Instruction
Omit all pictures. Copy the rest of the material exactly.

Data lines
## START

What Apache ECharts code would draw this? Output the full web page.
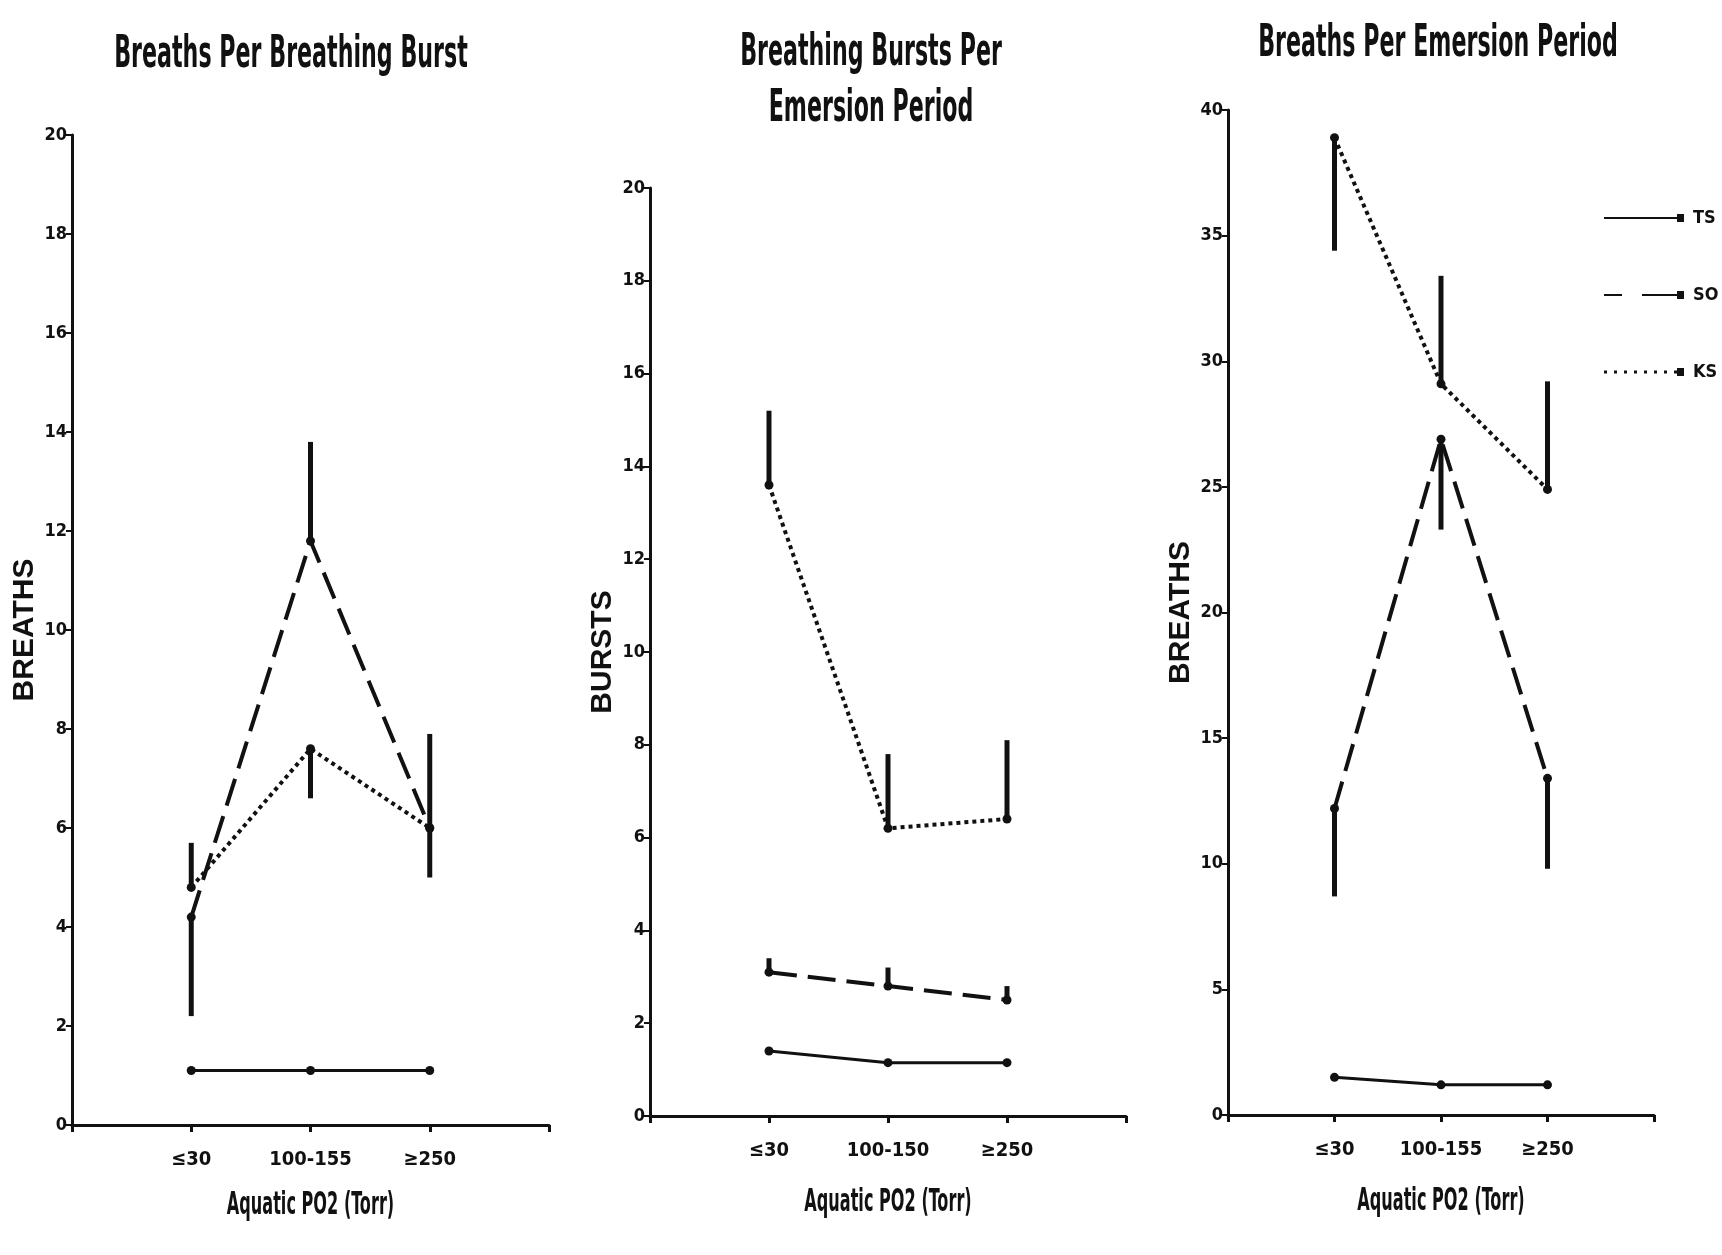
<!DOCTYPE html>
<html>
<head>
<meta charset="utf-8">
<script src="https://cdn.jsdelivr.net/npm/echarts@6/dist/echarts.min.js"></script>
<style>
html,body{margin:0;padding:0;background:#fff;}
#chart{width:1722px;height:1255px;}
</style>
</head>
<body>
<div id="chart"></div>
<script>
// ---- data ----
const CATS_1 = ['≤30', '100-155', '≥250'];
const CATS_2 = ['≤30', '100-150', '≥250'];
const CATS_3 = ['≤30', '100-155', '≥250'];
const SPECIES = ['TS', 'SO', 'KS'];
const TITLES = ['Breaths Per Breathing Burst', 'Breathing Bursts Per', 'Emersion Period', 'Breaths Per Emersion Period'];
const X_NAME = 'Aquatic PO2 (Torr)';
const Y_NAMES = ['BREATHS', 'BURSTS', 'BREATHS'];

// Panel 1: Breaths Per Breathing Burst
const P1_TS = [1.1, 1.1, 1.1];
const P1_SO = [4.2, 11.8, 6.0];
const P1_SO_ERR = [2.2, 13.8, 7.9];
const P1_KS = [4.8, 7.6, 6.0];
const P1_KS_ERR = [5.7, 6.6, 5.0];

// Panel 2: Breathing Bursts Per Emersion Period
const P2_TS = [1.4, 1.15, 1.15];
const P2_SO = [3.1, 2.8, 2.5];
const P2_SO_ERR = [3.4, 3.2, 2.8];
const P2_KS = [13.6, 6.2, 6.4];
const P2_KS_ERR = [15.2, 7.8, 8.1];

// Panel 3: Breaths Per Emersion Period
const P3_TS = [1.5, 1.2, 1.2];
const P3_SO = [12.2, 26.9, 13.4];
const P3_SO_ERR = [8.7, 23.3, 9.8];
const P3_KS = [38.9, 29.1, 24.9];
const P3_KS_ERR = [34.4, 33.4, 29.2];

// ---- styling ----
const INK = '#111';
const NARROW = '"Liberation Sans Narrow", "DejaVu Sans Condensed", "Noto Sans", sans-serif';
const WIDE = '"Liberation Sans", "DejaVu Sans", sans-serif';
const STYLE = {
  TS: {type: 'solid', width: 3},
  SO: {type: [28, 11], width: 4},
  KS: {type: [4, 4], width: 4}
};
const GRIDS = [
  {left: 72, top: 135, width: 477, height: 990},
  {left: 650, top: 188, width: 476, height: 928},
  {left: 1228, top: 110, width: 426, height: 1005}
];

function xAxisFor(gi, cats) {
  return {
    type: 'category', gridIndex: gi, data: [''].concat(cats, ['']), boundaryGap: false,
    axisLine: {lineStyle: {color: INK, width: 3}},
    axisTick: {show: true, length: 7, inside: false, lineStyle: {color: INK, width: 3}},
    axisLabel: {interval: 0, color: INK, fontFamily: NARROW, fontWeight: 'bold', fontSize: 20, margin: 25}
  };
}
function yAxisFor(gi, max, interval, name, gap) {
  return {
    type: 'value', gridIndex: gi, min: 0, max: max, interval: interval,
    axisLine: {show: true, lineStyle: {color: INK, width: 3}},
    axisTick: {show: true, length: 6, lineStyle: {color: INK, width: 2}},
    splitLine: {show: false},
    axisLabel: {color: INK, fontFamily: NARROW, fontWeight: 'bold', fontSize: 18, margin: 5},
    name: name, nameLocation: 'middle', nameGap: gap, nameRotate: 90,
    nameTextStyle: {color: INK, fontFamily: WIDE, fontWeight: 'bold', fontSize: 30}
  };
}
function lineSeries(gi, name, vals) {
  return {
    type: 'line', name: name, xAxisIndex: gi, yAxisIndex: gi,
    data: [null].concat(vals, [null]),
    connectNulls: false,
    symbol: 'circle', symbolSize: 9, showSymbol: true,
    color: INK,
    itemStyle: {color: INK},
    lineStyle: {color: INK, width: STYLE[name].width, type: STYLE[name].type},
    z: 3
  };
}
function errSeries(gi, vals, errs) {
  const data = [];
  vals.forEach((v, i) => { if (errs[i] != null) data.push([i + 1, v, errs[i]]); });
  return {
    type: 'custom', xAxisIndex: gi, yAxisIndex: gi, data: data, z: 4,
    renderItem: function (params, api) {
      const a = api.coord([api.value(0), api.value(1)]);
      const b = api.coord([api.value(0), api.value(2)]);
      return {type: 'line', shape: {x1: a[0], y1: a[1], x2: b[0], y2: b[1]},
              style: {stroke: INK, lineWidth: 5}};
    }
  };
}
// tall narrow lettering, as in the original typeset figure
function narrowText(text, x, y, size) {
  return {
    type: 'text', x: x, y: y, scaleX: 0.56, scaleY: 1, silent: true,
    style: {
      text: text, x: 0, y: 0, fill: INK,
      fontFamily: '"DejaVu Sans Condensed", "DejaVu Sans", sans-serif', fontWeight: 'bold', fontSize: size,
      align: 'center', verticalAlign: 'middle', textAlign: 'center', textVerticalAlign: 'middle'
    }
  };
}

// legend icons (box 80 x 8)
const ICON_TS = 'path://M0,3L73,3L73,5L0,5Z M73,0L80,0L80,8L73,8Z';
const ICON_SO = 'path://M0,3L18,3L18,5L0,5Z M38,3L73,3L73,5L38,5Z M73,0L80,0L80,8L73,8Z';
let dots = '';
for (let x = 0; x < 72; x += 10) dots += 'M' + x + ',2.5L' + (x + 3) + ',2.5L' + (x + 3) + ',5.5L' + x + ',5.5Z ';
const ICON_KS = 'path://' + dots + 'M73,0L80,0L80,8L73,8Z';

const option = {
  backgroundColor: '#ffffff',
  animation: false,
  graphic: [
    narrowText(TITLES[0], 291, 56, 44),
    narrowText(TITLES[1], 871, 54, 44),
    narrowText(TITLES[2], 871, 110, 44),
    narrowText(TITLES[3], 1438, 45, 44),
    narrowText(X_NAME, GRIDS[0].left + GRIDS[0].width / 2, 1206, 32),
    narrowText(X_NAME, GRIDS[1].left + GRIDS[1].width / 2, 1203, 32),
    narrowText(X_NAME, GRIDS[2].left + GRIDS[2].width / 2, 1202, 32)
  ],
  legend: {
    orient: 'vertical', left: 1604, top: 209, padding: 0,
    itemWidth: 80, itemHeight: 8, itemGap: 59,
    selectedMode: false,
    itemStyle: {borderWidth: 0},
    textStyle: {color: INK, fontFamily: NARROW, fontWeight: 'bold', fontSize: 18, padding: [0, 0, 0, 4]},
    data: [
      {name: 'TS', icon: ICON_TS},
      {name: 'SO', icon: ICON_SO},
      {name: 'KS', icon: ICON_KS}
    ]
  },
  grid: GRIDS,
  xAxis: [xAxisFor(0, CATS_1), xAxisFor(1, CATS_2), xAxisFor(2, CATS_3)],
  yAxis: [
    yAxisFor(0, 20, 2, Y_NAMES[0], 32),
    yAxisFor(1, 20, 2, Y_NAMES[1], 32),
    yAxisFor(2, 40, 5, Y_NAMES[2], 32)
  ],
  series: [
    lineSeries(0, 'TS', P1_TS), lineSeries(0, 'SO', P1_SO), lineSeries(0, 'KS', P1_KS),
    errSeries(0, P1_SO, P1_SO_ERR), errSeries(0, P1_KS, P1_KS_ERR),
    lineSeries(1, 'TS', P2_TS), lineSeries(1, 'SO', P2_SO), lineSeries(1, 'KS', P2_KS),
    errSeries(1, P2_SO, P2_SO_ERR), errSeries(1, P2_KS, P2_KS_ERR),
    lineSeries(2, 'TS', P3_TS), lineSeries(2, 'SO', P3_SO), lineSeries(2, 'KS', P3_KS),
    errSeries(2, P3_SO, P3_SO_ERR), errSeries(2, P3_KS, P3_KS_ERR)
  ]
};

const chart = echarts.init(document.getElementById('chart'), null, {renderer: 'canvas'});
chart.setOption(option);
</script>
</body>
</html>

## END

Expected output
What Apache ECharts code would draw this? Output the full web page.
<!DOCTYPE html>
<html>
<head>
<meta charset="utf-8">
<script src="https://cdn.jsdelivr.net/npm/echarts@6/dist/echarts.min.js"></script>
<style>
html,body{margin:0;padding:0;background:#fff;}
#chart{width:1722px;height:1255px;}
</style>
</head>
<body>
<div id="chart"></div>
<script>
// ---- data ----
const CATS_1 = ['≤30', '100-155', '≥250'];
const CATS_2 = ['≤30', '100-150', '≥250'];
const CATS_3 = ['≤30', '100-155', '≥250'];
const SPECIES = ['TS', 'SO', 'KS'];
const TITLES = ['Breaths Per Breathing Burst', 'Breathing Bursts Per', 'Emersion Period', 'Breaths Per Emersion Period'];
const X_NAME = 'Aquatic PO2 (Torr)';
const Y_NAMES = ['BREATHS', 'BURSTS', 'BREATHS'];

// Panel 1: Breaths Per Breathing Burst
const P1_TS = [1.1, 1.1, 1.1];
const P1_SO = [4.2, 11.8, 6.0];
const P1_SO_ERR = [2.2, 13.8, 7.9];
const P1_KS = [4.8, 7.6, 6.0];
const P1_KS_ERR = [5.7, 6.6, 5.0];

// Panel 2: Breathing Bursts Per Emersion Period
const P2_TS = [1.4, 1.15, 1.15];
const P2_SO = [3.1, 2.8, 2.5];
const P2_SO_ERR = [3.4, 3.2, 2.8];
const P2_KS = [13.6, 6.2, 6.4];
const P2_KS_ERR = [15.2, 7.8, 8.1];

// Panel 3: Breaths Per Emersion Period
const P3_TS = [1.5, 1.2, 1.2];
const P3_SO = [12.2, 26.9, 13.4];
const P3_SO_ERR = [8.7, 23.3, 9.8];
const P3_KS = [38.9, 29.1, 24.9];
const P3_KS_ERR = [34.4, 33.4, 29.2];

// ---- styling ----
const INK = '#111';
const NARROW = '"Liberation Sans Narrow", "DejaVu Sans Condensed", "Noto Sans", sans-serif';
const WIDE = '"Liberation Sans", "DejaVu Sans", sans-serif';
const STYLE = {
  TS: {type: 'solid', width: 3},
  SO: {type: [28, 11], width: 4},
  KS: {type: [4, 4], width: 4}
};
const GRIDS = [
  {left: 72, top: 135, width: 477, height: 990},
  {left: 650, top: 188, width: 476, height: 928},
  {left: 1228, top: 110, width: 426, height: 1005}
];

function xAxisFor(gi, cats) {
  return {
    type: 'category', gridIndex: gi, data: [''].concat(cats, ['']), boundaryGap: false,
    axisLine: {lineStyle: {color: INK, width: 3}},
    axisTick: {show: true, length: 7, inside: false, lineStyle: {color: INK, width: 3}},
    axisLabel: {interval: 0, color: INK, fontFamily: NARROW, fontWeight: 'bold', fontSize: 20, margin: 25}
  };
}
function yAxisFor(gi, max, interval, name, gap) {
  return {
    type: 'value', gridIndex: gi, min: 0, max: max, interval: interval,
    axisLine: {show: true, lineStyle: {color: INK, width: 3}},
    axisTick: {show: true, length: 6, lineStyle: {color: INK, width: 2}},
    splitLine: {show: false},
    axisLabel: {color: INK, fontFamily: NARROW, fontWeight: 'bold', fontSize: 18, margin: 5},
    name: name, nameLocation: 'middle', nameGap: gap, nameRotate: 90,
    nameTextStyle: {color: INK, fontFamily: WIDE, fontWeight: 'bold', fontSize: 30}
  };
}
function lineSeries(gi, name, vals) {
  return {
    type: 'line', name: name, xAxisIndex: gi, yAxisIndex: gi,
    data: [null].concat(vals, [null]),
    connectNulls: false,
    symbol: 'circle', symbolSize: 9, showSymbol: true,
    color: INK,
    itemStyle: {color: INK},
    lineStyle: {color: INK, width: STYLE[name].width, type: STYLE[name].type},
    z: 3
  };
}
function errSeries(gi, vals, errs) {
  const data = [];
  vals.forEach((v, i) => { if (errs[i] != null) data.push([i + 1, v, errs[i]]); });
  return {
    type: 'custom', xAxisIndex: gi, yAxisIndex: gi, data: data, z: 4,
    renderItem: function (params, api) {
      const a = api.coord([api.value(0), api.value(1)]);
      const b = api.coord([api.value(0), api.value(2)]);
      return {type: 'line', shape: {x1: a[0], y1: a[1], x2: b[0], y2: b[1]},
              style: {stroke: INK, lineWidth: 5}};
    }
  };
}
// tall narrow lettering, as in the original typeset figure
function narrowText(text, x, y, size) {
  return {
    type: 'text', x: x, y: y, scaleX: 0.56, scaleY: 1, silent: true,
    style: {
      text: text, x: 0, y: 0, fill: INK,
      fontFamily: '"DejaVu Sans Condensed", "DejaVu Sans", sans-serif', fontWeight: 'bold', fontSize: size,
      align: 'center', verticalAlign: 'middle', textAlign: 'center', textVerticalAlign: 'middle'
    }
  };
}

// legend icons (box 80 x 8)
const ICON_TS = 'path://M0,3L73,3L73,5L0,5Z M73,0L80,0L80,8L73,8Z';
const ICON_SO = 'path://M0,3L18,3L18,5L0,5Z M38,3L73,3L73,5L38,5Z M73,0L80,0L80,8L73,8Z';
let dots = '';
for (let x = 0; x < 72; x += 10) dots += 'M' + x + ',2.5L' + (x + 3) + ',2.5L' + (x + 3) + ',5.5L' + x + ',5.5Z ';
const ICON_KS = 'path://' + dots + 'M73,0L80,0L80,8L73,8Z';

const option = {
  backgroundColor: '#ffffff',
  animation: false,
  graphic: [
    narrowText(TITLES[0], 291, 56, 44),
    narrowText(TITLES[1], 871, 54, 44),
    narrowText(TITLES[2], 871, 110, 44),
    narrowText(TITLES[3], 1438, 45, 44),
    narrowText(X_NAME, GRIDS[0].left + GRIDS[0].width / 2, 1206, 32),
    narrowText(X_NAME, GRIDS[1].left + GRIDS[1].width / 2, 1203, 32),
    narrowText(X_NAME, GRIDS[2].left + GRIDS[2].width / 2, 1202, 32)
  ],
  legend: {
    orient: 'vertical', left: 1604, top: 209, padding: 0,
    itemWidth: 80, itemHeight: 8, itemGap: 59,
    selectedMode: false,
    itemStyle: {borderWidth: 0},
    textStyle: {color: INK, fontFamily: NARROW, fontWeight: 'bold', fontSize: 18, padding: [0, 0, 0, 4]},
    data: [
      {name: 'TS', icon: ICON_TS},
      {name: 'SO', icon: ICON_SO},
      {name: 'KS', icon: ICON_KS}
    ]
  },
  grid: GRIDS,
  xAxis: [xAxisFor(0, CATS_1), xAxisFor(1, CATS_2), xAxisFor(2, CATS_3)],
  yAxis: [
    yAxisFor(0, 20, 2, Y_NAMES[0], 32),
    yAxisFor(1, 20, 2, Y_NAMES[1], 32),
    yAxisFor(2, 40, 5, Y_NAMES[2], 32)
  ],
  series: [
    lineSeries(0, 'TS', P1_TS), lineSeries(0, 'SO', P1_SO), lineSeries(0, 'KS', P1_KS),
    errSeries(0, P1_SO, P1_SO_ERR), errSeries(0, P1_KS, P1_KS_ERR),
    lineSeries(1, 'TS', P2_TS), lineSeries(1, 'SO', P2_SO), lineSeries(1, 'KS', P2_KS),
    errSeries(1, P2_SO, P2_SO_ERR), errSeries(1, P2_KS, P2_KS_ERR),
    lineSeries(2, 'TS', P3_TS), lineSeries(2, 'SO', P3_SO), lineSeries(2, 'KS', P3_KS),
    errSeries(2, P3_SO, P3_SO_ERR), errSeries(2, P3_KS, P3_KS_ERR)
  ]
};

const chart = echarts.init(document.getElementById('chart'), null, {renderer: 'canvas'});
chart.setOption(option);
</script>
</body>
</html>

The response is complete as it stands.